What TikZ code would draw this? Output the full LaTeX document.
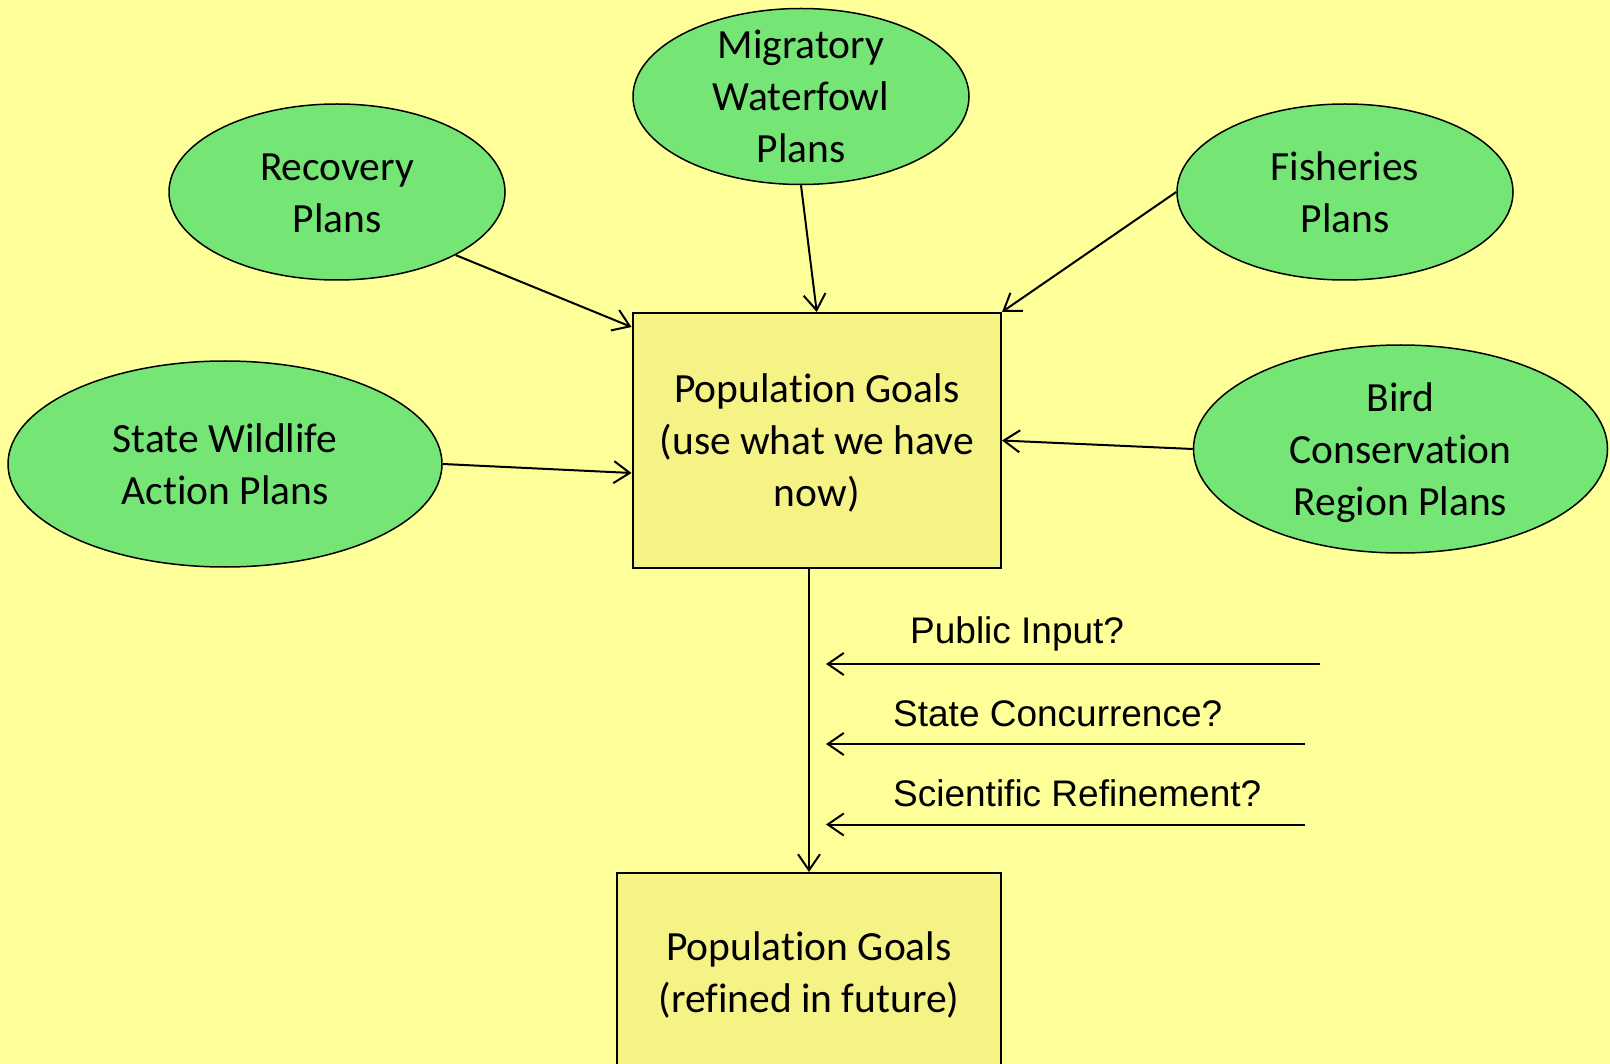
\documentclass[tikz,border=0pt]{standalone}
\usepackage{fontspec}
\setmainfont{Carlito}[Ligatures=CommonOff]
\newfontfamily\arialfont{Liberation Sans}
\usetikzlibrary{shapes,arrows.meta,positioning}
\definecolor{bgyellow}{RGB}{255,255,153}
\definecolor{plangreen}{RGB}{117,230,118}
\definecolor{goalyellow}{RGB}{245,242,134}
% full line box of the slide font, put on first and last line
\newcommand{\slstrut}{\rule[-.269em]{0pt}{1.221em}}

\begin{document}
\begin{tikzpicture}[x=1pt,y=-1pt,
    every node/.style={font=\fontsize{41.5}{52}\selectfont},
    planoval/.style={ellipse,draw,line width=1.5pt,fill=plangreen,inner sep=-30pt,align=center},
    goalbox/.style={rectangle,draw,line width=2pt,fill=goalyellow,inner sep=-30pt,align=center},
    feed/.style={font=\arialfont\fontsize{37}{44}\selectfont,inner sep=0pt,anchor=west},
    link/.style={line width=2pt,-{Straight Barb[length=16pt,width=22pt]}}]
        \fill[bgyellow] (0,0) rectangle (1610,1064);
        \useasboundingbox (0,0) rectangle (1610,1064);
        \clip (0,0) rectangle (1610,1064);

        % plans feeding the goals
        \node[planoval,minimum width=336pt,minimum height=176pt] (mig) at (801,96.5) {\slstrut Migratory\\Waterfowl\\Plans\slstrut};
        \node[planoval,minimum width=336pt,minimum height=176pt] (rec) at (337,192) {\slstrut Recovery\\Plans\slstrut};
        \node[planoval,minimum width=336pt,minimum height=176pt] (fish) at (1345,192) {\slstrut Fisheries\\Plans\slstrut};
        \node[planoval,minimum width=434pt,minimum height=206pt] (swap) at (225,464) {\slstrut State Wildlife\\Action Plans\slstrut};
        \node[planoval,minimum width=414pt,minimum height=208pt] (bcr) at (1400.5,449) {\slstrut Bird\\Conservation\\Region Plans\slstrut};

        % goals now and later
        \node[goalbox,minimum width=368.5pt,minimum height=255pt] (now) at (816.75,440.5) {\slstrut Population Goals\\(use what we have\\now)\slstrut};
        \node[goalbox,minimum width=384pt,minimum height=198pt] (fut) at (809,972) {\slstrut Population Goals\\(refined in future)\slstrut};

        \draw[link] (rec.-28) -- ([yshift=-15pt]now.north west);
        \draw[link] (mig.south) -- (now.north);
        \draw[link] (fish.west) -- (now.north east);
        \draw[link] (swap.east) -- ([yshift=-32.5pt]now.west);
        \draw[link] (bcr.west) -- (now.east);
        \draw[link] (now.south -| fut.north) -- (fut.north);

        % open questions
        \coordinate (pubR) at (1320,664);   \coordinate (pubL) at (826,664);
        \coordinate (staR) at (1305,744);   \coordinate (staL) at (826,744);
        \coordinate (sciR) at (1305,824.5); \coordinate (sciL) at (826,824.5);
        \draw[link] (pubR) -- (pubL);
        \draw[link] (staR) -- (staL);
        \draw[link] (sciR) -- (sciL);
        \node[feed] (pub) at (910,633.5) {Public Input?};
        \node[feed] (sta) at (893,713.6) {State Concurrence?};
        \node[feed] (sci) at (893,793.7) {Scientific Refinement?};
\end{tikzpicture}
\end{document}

## WRITTEN INSTRUCTION
Write out the listing above exactly as it stands, pictures excluded.

## TASK ANSWER
What TikZ code would draw this? Output the full LaTeX document.
\documentclass[tikz,border=0pt]{standalone}
\usepackage{fontspec}
\setmainfont{Carlito}[Ligatures=CommonOff]
\newfontfamily\arialfont{Liberation Sans}
\usetikzlibrary{shapes,arrows.meta,positioning}
\definecolor{bgyellow}{RGB}{255,255,153}
\definecolor{plangreen}{RGB}{117,230,118}
\definecolor{goalyellow}{RGB}{245,242,134}
% full line box of the slide font, put on first and last line
\newcommand{\slstrut}{\rule[-.269em]{0pt}{1.221em}}

\begin{document}
\begin{tikzpicture}[x=1pt,y=-1pt,
    every node/.style={font=\fontsize{41.5}{52}\selectfont},
    planoval/.style={ellipse,draw,line width=1.5pt,fill=plangreen,inner sep=-30pt,align=center},
    goalbox/.style={rectangle,draw,line width=2pt,fill=goalyellow,inner sep=-30pt,align=center},
    feed/.style={font=\arialfont\fontsize{37}{44}\selectfont,inner sep=0pt,anchor=west},
    link/.style={line width=2pt,-{Straight Barb[length=16pt,width=22pt]}}]
        \fill[bgyellow] (0,0) rectangle (1610,1064);
        \useasboundingbox (0,0) rectangle (1610,1064);
        \clip (0,0) rectangle (1610,1064);

        % plans feeding the goals
        \node[planoval,minimum width=336pt,minimum height=176pt] (mig) at (801,96.5) {\slstrut Migratory\\Waterfowl\\Plans\slstrut};
        \node[planoval,minimum width=336pt,minimum height=176pt] (rec) at (337,192) {\slstrut Recovery\\Plans\slstrut};
        \node[planoval,minimum width=336pt,minimum height=176pt] (fish) at (1345,192) {\slstrut Fisheries\\Plans\slstrut};
        \node[planoval,minimum width=434pt,minimum height=206pt] (swap) at (225,464) {\slstrut State Wildlife\\Action Plans\slstrut};
        \node[planoval,minimum width=414pt,minimum height=208pt] (bcr) at (1400.5,449) {\slstrut Bird\\Conservation\\Region Plans\slstrut};

        % goals now and later
        \node[goalbox,minimum width=368.5pt,minimum height=255pt] (now) at (816.75,440.5) {\slstrut Population Goals\\(use what we have\\now)\slstrut};
        \node[goalbox,minimum width=384pt,minimum height=198pt] (fut) at (809,972) {\slstrut Population Goals\\(refined in future)\slstrut};

        \draw[link] (rec.-28) -- ([yshift=-15pt]now.north west);
        \draw[link] (mig.south) -- (now.north);
        \draw[link] (fish.west) -- (now.north east);
        \draw[link] (swap.east) -- ([yshift=-32.5pt]now.west);
        \draw[link] (bcr.west) -- (now.east);
        \draw[link] (now.south -| fut.north) -- (fut.north);

        % open questions
        \coordinate (pubR) at (1320,664);   \coordinate (pubL) at (826,664);
        \coordinate (staR) at (1305,744);   \coordinate (staL) at (826,744);
        \coordinate (sciR) at (1305,824.5); \coordinate (sciL) at (826,824.5);
        \draw[link] (pubR) -- (pubL);
        \draw[link] (staR) -- (staL);
        \draw[link] (sciR) -- (sciL);
        \node[feed] (pub) at (910,633.5) {Public Input?};
        \node[feed] (sta) at (893,713.6) {State Concurrence?};
        \node[feed] (sci) at (893,793.7) {Scientific Refinement?};
\end{tikzpicture}
\end{document}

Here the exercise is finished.